Put eggs, milk, sugar, tonka/vanilla, salt and melted butter in a blender or food processor and whiz to blend for about 1 min. Sift in the flour and pulse the batter several times. Cover and refrigerate for at least 1 hour, preferably 3, overnight even better. (The batter should last several nights in a fridge.)

If soaking your prunes, put in heatproof bowl and pour over the hot tea or the Armagnac and water mix that you’ve warmed together. Cover and let stand.

Centre a rack in the oven and preheat oven to 375F/190C. Butter an 8x2 inch round cake pan or deep quiche dish and dust the pan with flour, tapping out the excess. Do not use a loose-bottomed pan. Put pan on baking sheet.

Drain prunes from their soaking liquid, discarding the remaining liquid (or better still, drinking it). If your prunes have pits, slice them open with a small sharp knife and remove pit. Tear off enough marzipan to roll into a nugget that will fit inside the prune. Tuck the marzipan inside the prune, closing the skin over it. Repeat until you have a plateful of stuffed prunes.

Remove batter from fridge, add the eau de vie or Armagnac, and whisk it lightly to reblend, then rap the pitcher against the counter to break the top bubbles. Pour batter slowly and gently into the pan, trying not to incorporate more air, and then drop in the prunes, distributing them evenly.

Bake for 50-60 mins or until top of cake is puffed quite high, has turned brown and a knife comes out clean.

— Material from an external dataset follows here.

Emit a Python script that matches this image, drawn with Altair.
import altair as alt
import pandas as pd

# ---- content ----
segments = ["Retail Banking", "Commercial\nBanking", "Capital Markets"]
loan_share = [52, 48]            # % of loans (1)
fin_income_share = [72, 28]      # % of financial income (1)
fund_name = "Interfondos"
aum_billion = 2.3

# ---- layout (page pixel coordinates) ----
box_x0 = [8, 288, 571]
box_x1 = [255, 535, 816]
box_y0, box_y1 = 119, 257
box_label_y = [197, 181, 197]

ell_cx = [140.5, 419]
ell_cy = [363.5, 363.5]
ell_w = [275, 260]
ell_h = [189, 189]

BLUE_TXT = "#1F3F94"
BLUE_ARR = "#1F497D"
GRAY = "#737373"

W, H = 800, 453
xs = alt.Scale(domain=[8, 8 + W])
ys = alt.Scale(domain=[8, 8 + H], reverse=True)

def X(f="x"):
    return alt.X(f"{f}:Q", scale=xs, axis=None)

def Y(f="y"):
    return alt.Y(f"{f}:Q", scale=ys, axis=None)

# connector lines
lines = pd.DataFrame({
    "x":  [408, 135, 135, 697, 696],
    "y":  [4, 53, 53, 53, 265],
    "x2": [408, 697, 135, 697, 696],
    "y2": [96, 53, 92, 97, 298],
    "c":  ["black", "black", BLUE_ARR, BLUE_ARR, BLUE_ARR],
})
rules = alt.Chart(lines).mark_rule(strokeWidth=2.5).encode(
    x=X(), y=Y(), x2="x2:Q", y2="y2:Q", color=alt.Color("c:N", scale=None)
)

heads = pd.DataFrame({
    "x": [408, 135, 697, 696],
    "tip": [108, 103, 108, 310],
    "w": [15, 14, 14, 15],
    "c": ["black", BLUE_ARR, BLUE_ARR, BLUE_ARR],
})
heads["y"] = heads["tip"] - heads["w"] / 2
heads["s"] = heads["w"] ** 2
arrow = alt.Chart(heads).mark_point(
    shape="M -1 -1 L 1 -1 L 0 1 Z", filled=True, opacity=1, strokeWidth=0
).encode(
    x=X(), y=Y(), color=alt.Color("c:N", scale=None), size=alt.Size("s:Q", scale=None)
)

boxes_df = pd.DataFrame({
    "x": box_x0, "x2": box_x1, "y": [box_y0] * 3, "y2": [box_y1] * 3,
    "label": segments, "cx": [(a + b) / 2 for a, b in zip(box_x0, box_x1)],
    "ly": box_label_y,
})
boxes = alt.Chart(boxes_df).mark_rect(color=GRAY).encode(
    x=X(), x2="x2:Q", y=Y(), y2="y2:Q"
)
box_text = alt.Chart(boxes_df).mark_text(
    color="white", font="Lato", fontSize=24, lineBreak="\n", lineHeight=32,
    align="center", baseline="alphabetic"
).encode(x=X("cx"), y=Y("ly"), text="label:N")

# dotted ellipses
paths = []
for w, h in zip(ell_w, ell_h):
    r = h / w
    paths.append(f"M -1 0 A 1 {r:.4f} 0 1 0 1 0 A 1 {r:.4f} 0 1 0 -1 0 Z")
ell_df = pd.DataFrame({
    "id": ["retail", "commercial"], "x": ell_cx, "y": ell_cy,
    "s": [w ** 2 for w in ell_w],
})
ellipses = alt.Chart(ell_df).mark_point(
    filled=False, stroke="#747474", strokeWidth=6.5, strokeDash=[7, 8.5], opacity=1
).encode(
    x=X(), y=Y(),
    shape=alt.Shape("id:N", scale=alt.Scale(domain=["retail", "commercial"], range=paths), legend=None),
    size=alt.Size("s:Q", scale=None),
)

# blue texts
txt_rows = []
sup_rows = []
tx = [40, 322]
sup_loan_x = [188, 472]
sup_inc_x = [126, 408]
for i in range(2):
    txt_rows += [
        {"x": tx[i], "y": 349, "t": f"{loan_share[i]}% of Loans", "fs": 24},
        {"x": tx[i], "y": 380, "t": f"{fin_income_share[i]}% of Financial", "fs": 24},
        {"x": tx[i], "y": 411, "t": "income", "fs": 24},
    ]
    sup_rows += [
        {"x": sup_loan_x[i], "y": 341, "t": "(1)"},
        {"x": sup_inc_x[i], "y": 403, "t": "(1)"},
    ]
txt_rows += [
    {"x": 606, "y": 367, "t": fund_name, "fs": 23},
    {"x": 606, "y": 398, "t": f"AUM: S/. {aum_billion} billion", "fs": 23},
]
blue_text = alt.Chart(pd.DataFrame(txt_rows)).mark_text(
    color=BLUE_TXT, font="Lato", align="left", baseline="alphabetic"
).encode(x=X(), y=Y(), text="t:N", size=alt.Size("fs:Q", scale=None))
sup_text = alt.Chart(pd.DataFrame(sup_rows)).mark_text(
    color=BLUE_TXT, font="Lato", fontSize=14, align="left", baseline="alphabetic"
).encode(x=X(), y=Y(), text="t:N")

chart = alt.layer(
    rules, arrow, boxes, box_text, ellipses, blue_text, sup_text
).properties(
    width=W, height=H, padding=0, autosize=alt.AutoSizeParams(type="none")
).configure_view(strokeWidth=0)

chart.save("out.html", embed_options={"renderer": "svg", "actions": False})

If the pudding browns too quickly, turn the oven down or even off and leave inside for the full cooking time. Transfer to cooling rack and cool to room temp.

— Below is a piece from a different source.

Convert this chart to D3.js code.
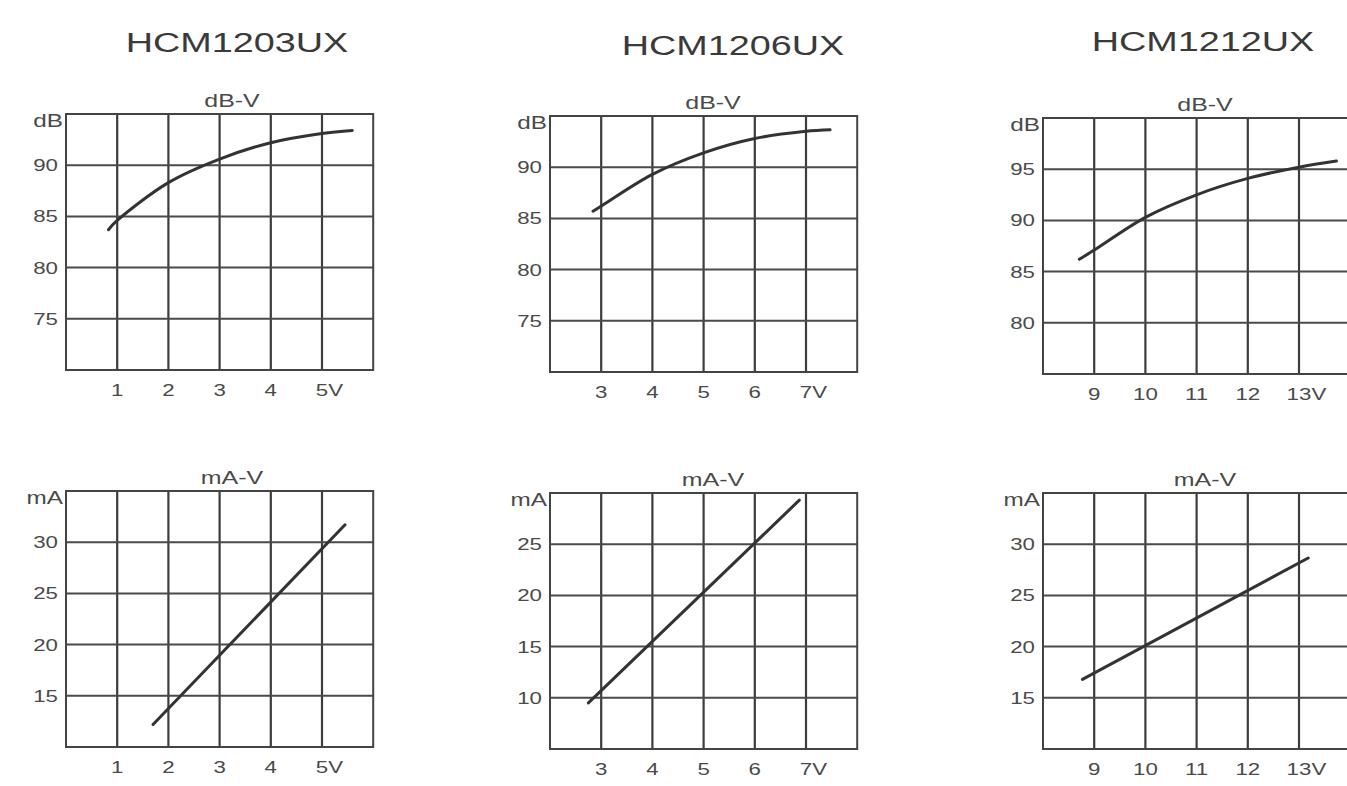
<!DOCTYPE html>
<html>
<head>
<meta charset="utf-8">
<script src="https://cdn.jsdelivr.net/npm/d3@7"></script>
<style>
  body { margin: 0; background: #fff; }
  text { font-family: "Liberation Sans", Arial, sans-serif; fill: #4a4a4a; }
</style>
</head>
<body>
<div id="chart"></div>
<script>
// models, one column each
var models = ['HCM1203UX', 'HCM1206UX', 'HCM1212UX'];

// voltage axis: range and ticks per model
var voltRange = [[0, 6], [2, 8], [8, 14]];
var voltTicks = [[1, 2, 3, 4, 5], [3, 4, 5, 6, 7], [9, 10, 11, 12, 13]];

// dB axis
var dbRange = [[70, 95], [70, 95], [75, 100]];
var dbTicks = [[75, 80, 85, 90], [75, 80, 85, 90], [80, 85, 90, 95]];

// mA axis
var maRange = [[10, 35], [5, 30], [10, 35]];
var maTicks = [[15, 20, 25, 30], [10, 15, 20, 25], [15, 20, 25, 30]];

// dB-V curves
var dbVolts1203 = [0.83, 1, 2, 3, 4, 5, 5.59];
var dbVals1203 = [83.7, 84.6, 88.3, 90.6, 92.2, 93.1, 93.4];
var dbVolts1206 = [2.84, 3, 4, 5, 6, 7, 7.47];
var dbVals1206 = [85.7, 86.2, 89.3, 91.4, 92.8, 93.5, 93.65];
var dbVolts1212 = [8.71, 9, 10, 11, 12, 13, 13.73];
var dbVals1212 = [86.2, 87.1, 90.3, 92.5, 94.1, 95.2, 95.8];

// mA-V lines
var maVolts1203 = [1.7, 5.45];
var maVals1203 = [12.2, 31.7];
var maVolts1206 = [2.75, 6.87];
var maVals1206 = [9.5, 29.3];
var maVolts1212 = [8.77, 13.18];
var maVals1212 = [16.8, 28.65];

var dbCurves = [[dbVolts1203, dbVals1203], [dbVolts1206, dbVals1206], [dbVolts1212, dbVals1212]];
var maCurves = [[maVolts1203, maVals1203], [maVolts1206, maVals1206], [maVolts1212, maVals1212]];

// layout
var W = 1347, H = 786;
var cell = 51.2;
var colLeft = [66, 550, 1043];
var topRowTop = [114, 116, 118];
var botRowTop = [491, 493, 493];
var titleX = [237, 733, 1203];
var titleY = [52, 55, 51];
var subX = [232, 713, 1205];
var stretch = 1.35;   // the scan is wider than tall

var svg = d3.select('#chart').append('svg')
    .attr('width', W)
    .attr('height', H);

//stretched text helper
function sText(g, x, y, str, size, anchor) {
    return g.append('text')
        .attr('transform', 'translate(' + x + ',' + y + ') scale(' + stretch + ',1)')
        .attr('text-anchor', anchor)
        .style('font-size', size + 'px')
        .text(str);
}

function drawPanel(col, top, yDomain, yTicks, unit, sub, curve) {
    var left = colLeft[col];
    var x = d3.scaleLinear().domain(voltRange[col]).range([left, left + 6 * cell]);
    var y = d3.scaleLinear().domain(yDomain).range([top + 5 * cell, top]);
    var g = svg.append('g');

    //grid
    g.selectAll('line.v')
        .data(voltTicks[col])
        .enter().append('line')
        .attr('x1', function(d) { return x(d); })
        .attr('x2', function(d) { return x(d); })
        .attr('y1', y.range()[1])
        .attr('y2', y.range()[0])
        .attr('stroke', '#3c3c3c')
        .attr('stroke-width', 2.2);

    g.selectAll('line.h')
        .data(yTicks)
        .enter().append('line')
        .attr('x1', x.range()[0])
        .attr('x2', x.range()[1])
        .attr('y1', function(d) { return y(d); })
        .attr('y2', function(d) { return y(d); })
        .attr('stroke', '#4a4a4a')
        .attr('stroke-width', 2);

    g.append('rect')
        .attr('x', x.range()[0])
        .attr('y', y.range()[1])
        .attr('width', x.range()[1] - x.range()[0])
        .attr('height', y.range()[0] - y.range()[1])
        .attr('fill', 'none')
        .attr('stroke', '#444')
        .attr('stroke-width', 2);

    //curve
    var pts = d3.zip(curve[0], curve[1]);
    var line = d3.line()
        .x(function(d) { return x(d[0]); })
        .y(function(d) { return y(d[1]); })
        .curve(d3.curveCatmullRom.alpha(0.5));
    g.append('path')
        .attr('d', line(pts))
        .attr('fill', 'none')
        .attr('stroke', '#333')
        .attr('stroke-width', 3)
        .attr('stroke-linecap', 'round');

    //y labels
    yTicks.forEach(function(t) {
        sText(g, left - 8, y(t), t, 16.5, 'end').attr('dy', '0.36em');
    });
    sText(g, left - 3, top + 13, unit, 18, 'end');

    //x labels
    var bottom = y.range()[0];
    voltTicks[col].forEach(function(t, i) {
        var lbl = sText(g, x(t), bottom + 26, t, 16.5, 'middle');
        if (i === voltTicks[col].length - 1) {
            var w = lbl.node().getComputedTextLength() * stretch;
            sText(g, x(t) + w / 2, bottom + 26, 'V', 16.5, 'start');
        }
    });

    //subtitle
    sText(g, subX[col], top - 7, sub, 18.5, 'middle');
}

models.forEach(function(m, i) {
    sText(svg, titleX[i], titleY[i], m, 28, 'middle').style('fill', '#3a3a3a');
    drawPanel(i, topRowTop[i], dbRange[i], dbTicks[i], 'dB', 'dB-V', dbCurves[i]);
    drawPanel(i, botRowTop[i], maRange[i], maTicks[i], 'mA', 'mA-V', maCurves[i]);
});
</script>
</body>
</html>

You can now serve this straight from its dish, or attempt to unmould it. It will be fragile – only unmould if you have baked it in the right depth of pan, and if the bottom doesn’t seem to have stuck. Have a serving plate at hand. Run a blunt knife around the edges to loosen. Dust the top of the pudding with confectioner’s/icing sugar, then cover with a piece of parchment or wax paper. Place an upside down rack over the paper and invert the whole thing to turn the cake out onto the rack. Then quickly re-invert onto the serving plate. Redust with confectioner’s/icing sugar if necessary.